I was given charge….in general as a punishment for some or another chore I had failed to perform.   I loved the place from the very beginning.   No adults around……..free, free at last to play and pretend….where I could dive bomb weeds, beetles, and worms as another part of the War effort.   When hoeing I could use my weapon to ‘shoot’   enemy Zeros, that is, crows or robins.  That garden was the best place I’ve ever been to play, in or out of ‘punishment’…..all four years of it.

I alone was the harvester.  I picked the ears of corn, tomatoes, radishes, green beans, and kholrabi, cut the leaf lettuce, ate the peas right out of the pods.  I planted the seeds and picked off the Colorado potato beetles and squeezed the aphids.

I became profoundly respected for my achievements…yet, even sent there as punishment from time to time.  I was smart enough to keep my paradise a secret, so I practiced pouting…. (“Oh, not again!”).  Such duplicity was never discovered, for I would have been otherwise punished for being ‘deceptive’.

I was first introduced to the art of landscape gardening by “R. Atkinson Fox” that year, the same year I was made hands on  in charge of ‘nursing’ our family Victory Garden as part of the War effort, May, 1942 in the empty lots across the alley from where we lived on Eleanor Avenue in St.

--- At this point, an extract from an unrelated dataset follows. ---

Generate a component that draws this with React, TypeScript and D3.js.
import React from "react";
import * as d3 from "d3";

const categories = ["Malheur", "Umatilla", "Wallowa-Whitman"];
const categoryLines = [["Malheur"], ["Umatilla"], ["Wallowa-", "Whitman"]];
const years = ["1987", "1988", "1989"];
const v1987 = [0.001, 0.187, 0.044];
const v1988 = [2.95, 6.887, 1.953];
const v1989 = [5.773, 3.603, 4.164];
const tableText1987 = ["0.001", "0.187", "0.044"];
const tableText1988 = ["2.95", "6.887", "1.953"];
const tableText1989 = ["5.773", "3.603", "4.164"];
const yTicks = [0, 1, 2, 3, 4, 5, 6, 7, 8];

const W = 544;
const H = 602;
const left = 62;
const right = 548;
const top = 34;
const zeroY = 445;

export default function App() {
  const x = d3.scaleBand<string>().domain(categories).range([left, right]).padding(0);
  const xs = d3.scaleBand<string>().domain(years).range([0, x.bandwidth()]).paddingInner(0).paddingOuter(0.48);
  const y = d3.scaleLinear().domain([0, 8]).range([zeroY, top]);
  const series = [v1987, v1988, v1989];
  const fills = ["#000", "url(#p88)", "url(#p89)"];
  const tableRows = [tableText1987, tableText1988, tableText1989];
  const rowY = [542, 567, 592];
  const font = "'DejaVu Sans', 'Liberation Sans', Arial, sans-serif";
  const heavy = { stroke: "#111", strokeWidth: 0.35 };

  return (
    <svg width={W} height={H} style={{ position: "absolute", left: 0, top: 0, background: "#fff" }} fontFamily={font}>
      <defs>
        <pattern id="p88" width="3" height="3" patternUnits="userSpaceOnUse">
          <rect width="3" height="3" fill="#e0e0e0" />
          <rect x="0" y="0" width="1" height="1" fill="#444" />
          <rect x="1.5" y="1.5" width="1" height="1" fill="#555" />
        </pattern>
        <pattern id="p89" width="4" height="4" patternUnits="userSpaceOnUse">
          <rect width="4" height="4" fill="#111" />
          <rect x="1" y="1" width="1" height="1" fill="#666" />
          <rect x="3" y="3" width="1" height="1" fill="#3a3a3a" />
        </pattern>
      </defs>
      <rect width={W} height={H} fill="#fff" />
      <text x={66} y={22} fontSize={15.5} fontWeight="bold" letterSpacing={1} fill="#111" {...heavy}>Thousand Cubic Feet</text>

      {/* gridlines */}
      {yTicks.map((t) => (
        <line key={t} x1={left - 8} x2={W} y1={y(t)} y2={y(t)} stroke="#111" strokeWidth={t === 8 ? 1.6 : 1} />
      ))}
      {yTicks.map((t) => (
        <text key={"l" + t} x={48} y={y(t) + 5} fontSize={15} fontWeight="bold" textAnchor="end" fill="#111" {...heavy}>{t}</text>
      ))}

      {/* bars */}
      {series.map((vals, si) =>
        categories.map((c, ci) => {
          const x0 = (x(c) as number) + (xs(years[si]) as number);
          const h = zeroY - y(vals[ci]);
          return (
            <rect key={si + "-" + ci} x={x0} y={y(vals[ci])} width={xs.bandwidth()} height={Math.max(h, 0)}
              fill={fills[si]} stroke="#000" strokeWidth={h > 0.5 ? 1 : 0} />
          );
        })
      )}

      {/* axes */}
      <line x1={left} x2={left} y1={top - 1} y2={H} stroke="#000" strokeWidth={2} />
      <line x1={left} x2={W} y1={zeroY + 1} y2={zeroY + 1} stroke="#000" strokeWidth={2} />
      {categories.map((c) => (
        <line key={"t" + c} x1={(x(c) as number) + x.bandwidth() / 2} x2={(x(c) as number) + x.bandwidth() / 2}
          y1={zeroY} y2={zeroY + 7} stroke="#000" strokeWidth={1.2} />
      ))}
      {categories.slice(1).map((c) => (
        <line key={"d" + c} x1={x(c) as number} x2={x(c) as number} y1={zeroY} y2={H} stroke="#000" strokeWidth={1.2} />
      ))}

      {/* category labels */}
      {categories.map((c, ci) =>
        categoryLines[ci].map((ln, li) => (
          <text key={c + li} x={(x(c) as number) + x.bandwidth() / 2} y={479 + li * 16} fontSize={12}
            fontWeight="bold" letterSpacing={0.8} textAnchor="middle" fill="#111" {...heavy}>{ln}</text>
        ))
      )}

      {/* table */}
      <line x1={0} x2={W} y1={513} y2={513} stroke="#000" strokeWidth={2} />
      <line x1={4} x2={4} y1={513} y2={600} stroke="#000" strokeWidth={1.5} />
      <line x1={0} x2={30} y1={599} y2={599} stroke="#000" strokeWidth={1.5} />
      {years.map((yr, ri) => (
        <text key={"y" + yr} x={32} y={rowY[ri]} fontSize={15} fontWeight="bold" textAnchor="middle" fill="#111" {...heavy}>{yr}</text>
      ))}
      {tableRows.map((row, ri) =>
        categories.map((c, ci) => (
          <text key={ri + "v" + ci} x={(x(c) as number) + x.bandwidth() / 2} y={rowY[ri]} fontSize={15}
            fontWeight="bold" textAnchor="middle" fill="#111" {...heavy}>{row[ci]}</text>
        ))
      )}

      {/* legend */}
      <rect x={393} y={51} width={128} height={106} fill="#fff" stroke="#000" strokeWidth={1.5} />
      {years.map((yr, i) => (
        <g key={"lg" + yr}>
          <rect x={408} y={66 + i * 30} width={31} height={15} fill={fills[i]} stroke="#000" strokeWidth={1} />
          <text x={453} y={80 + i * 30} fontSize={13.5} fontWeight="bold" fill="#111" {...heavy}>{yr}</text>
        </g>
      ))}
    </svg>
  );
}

Paul, Minnesota.

I met “R. Atkinson Fox”  a few months earlier that year……a signature to a pretty painted picture of trees, shrubs, and flowers,  hanging on the wall opposite the  front entry way to  our house……  Where and when that part of the Winter at that place in the house my mom introduced me to her  style of punishment for me so she could listen to her beautiful classical music hours on radio without me asking questions or otherwise interrupting her Heaven.   She was especially fond of Beethoven and Johann Strauss, Jr.   She didn’t want anything noisy around, she warned….while she was listening to beautiful things.

When I goofed or forgot the rules, I had to stand at that wall silent for an hour every time, looking at beautiful things in the Fox painting of a landscape garden.

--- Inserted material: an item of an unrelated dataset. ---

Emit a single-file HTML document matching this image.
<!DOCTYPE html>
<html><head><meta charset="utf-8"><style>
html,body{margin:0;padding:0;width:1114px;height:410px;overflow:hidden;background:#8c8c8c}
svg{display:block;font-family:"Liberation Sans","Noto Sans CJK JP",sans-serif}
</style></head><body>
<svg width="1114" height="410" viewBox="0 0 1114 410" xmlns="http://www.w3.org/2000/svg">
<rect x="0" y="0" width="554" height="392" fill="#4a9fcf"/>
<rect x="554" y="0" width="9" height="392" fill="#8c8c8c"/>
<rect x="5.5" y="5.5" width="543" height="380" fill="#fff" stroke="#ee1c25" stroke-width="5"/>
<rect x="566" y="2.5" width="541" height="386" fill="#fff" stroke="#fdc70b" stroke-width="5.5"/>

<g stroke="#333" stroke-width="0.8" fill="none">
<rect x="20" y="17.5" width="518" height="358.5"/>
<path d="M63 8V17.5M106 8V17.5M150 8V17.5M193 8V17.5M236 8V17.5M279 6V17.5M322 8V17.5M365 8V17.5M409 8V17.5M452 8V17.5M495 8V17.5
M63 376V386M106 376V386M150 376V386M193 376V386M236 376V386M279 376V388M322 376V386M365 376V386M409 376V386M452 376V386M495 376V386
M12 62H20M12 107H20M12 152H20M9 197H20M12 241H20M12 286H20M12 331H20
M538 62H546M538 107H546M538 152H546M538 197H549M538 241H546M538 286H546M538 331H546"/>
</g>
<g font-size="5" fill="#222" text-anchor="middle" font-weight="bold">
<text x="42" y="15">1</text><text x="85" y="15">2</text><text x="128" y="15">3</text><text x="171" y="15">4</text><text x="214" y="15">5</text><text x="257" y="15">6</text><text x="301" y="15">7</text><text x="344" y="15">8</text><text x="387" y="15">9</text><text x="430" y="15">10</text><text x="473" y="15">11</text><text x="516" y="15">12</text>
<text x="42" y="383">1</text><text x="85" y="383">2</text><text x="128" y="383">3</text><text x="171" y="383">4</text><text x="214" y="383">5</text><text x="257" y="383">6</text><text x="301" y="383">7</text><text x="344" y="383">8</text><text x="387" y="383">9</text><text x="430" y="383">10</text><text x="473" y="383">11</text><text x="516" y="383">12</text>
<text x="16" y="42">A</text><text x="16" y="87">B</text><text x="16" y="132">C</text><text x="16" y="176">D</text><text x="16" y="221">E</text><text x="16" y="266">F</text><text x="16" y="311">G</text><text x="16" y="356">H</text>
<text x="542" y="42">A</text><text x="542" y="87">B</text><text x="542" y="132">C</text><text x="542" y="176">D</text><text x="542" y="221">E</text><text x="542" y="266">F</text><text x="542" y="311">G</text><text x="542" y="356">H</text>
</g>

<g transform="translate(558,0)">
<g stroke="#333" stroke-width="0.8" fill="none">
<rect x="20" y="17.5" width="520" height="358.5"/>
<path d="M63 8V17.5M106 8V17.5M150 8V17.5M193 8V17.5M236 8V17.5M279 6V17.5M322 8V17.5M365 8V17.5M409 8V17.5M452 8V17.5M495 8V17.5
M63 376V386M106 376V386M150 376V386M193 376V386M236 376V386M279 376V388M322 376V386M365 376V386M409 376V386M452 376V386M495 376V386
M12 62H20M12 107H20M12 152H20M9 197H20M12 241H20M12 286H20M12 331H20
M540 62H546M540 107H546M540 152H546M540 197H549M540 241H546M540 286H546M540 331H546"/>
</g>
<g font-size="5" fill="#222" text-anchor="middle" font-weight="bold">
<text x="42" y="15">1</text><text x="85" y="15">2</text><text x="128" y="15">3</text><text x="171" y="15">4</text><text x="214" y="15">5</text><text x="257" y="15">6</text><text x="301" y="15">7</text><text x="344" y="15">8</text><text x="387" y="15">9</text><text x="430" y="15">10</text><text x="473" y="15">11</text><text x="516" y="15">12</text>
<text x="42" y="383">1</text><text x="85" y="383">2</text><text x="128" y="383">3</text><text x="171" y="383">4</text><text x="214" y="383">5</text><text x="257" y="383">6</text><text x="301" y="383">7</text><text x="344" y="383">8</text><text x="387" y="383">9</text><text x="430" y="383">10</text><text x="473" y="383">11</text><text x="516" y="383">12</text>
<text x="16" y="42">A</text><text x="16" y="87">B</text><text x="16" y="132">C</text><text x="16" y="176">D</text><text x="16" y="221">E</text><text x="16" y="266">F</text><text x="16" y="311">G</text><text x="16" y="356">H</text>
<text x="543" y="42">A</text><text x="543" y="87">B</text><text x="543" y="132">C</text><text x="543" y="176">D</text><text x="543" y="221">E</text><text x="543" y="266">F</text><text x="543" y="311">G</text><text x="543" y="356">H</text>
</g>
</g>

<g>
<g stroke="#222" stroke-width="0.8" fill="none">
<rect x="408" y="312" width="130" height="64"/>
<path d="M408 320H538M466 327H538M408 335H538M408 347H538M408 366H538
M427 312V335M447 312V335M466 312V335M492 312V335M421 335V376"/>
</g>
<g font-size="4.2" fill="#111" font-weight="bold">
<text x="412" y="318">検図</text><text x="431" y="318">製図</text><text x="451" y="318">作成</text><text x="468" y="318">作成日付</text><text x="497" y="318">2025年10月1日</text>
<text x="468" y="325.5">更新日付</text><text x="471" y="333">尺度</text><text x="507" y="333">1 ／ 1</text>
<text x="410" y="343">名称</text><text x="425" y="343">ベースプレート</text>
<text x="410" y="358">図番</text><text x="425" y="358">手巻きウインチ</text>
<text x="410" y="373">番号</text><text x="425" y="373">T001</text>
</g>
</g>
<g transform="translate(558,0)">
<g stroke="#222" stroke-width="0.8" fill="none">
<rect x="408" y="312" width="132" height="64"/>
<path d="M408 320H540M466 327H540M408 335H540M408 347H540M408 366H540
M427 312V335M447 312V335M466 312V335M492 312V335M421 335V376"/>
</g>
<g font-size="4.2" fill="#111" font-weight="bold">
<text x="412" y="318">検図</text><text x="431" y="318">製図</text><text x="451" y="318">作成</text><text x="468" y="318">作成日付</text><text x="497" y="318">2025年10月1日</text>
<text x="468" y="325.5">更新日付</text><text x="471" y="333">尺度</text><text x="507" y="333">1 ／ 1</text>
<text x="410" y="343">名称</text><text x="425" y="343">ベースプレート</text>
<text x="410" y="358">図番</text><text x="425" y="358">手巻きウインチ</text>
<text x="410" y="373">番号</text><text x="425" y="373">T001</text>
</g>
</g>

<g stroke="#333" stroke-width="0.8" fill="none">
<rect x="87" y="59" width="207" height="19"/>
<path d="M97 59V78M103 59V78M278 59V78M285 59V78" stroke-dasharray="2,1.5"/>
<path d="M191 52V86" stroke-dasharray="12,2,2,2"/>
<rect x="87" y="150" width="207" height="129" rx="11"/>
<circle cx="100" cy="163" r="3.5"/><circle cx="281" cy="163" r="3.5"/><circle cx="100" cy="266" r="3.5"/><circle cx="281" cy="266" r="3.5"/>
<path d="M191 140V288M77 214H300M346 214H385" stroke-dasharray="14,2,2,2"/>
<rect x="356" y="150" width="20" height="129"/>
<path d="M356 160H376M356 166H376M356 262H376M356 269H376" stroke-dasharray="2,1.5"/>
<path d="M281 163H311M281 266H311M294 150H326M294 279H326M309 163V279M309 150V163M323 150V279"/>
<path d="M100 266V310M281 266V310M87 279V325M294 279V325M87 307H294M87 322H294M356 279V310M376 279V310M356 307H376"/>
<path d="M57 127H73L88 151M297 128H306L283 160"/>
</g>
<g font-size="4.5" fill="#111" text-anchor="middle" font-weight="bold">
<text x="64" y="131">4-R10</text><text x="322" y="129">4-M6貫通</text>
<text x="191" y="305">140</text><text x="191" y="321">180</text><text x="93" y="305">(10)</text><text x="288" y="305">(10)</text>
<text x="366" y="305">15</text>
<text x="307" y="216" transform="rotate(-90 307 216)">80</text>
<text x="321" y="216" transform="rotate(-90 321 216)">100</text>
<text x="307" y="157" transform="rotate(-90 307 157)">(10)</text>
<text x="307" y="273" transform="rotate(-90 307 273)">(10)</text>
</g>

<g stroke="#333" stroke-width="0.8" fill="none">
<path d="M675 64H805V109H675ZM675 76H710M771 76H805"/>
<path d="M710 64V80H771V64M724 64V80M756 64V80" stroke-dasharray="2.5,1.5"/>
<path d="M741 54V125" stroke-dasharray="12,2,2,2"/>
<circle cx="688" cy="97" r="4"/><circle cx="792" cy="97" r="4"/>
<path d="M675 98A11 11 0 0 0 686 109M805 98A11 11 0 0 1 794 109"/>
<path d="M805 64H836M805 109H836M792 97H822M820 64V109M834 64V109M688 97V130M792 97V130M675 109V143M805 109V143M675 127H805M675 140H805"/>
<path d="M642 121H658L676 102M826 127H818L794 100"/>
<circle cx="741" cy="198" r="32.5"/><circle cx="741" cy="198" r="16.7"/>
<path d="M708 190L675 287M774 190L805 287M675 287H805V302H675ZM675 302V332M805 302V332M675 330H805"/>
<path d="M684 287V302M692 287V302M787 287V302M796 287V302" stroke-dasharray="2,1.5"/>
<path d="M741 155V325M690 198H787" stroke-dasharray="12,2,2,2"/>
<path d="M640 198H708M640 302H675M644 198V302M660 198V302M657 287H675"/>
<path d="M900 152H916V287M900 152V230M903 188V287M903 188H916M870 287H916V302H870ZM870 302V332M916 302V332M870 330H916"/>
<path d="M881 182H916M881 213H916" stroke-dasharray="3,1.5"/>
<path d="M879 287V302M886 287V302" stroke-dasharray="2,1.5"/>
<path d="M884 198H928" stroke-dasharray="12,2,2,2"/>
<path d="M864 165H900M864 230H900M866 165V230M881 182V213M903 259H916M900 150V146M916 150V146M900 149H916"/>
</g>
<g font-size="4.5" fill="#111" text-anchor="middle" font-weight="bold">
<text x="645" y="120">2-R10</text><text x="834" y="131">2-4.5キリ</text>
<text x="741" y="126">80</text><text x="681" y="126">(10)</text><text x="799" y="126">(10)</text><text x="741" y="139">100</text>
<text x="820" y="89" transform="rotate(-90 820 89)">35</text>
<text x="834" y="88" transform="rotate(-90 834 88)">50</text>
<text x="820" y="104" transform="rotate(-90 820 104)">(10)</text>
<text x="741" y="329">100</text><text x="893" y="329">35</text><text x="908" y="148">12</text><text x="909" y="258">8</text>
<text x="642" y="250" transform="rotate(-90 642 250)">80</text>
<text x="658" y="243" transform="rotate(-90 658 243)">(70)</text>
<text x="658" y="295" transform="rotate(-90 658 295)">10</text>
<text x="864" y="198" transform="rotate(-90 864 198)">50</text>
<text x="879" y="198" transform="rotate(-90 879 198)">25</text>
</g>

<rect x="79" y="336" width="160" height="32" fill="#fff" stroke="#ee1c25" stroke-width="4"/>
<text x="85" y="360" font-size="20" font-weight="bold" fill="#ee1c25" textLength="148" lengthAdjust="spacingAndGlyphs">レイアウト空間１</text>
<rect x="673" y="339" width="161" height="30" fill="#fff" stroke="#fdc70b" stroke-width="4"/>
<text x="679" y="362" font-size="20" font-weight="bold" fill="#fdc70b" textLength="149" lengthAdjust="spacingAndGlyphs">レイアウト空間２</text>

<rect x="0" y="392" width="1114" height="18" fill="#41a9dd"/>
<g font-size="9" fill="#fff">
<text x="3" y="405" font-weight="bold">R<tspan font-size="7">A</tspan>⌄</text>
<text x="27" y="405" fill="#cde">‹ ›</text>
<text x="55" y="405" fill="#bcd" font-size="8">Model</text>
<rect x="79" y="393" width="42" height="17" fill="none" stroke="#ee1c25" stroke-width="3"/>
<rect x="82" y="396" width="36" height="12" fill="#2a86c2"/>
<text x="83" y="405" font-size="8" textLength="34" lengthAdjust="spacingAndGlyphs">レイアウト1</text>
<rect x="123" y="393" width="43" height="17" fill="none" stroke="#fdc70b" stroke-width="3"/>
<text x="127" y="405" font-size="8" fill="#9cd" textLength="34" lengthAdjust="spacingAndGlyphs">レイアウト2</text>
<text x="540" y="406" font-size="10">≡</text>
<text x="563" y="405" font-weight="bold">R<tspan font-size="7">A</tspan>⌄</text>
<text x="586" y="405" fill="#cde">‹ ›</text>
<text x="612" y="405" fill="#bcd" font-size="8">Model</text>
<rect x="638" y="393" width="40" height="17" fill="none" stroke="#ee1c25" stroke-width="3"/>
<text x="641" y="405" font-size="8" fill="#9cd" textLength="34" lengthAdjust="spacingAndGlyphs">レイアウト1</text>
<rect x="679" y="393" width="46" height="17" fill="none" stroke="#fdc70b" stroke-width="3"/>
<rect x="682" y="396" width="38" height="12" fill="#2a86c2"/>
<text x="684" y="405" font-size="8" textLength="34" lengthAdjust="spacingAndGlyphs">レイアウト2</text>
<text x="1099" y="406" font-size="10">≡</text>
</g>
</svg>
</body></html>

Outdoors, I began learning to play ‘making scenery’ in the next door neighbor’s roomy sand box, the only box on the block.   I chewed off countless twigs of a conifer near the sand box for my trees… an Arborvitae.  Unaware, this was the beginning of my future career and Our Company.

Following me in the company are two co-owners, my son, Christian Ray,  and Joshua Perlich, who began landscaping at Masterpiece when he was 16….both are not only well trained in the world of landscape gardening, they are gifted artists as well.

Landscape gardening is supposed to be an art form….actually the one most cherished of human history.

In nearly every culture of human history, Paradise is perceived as a Perfect Landscape Garden.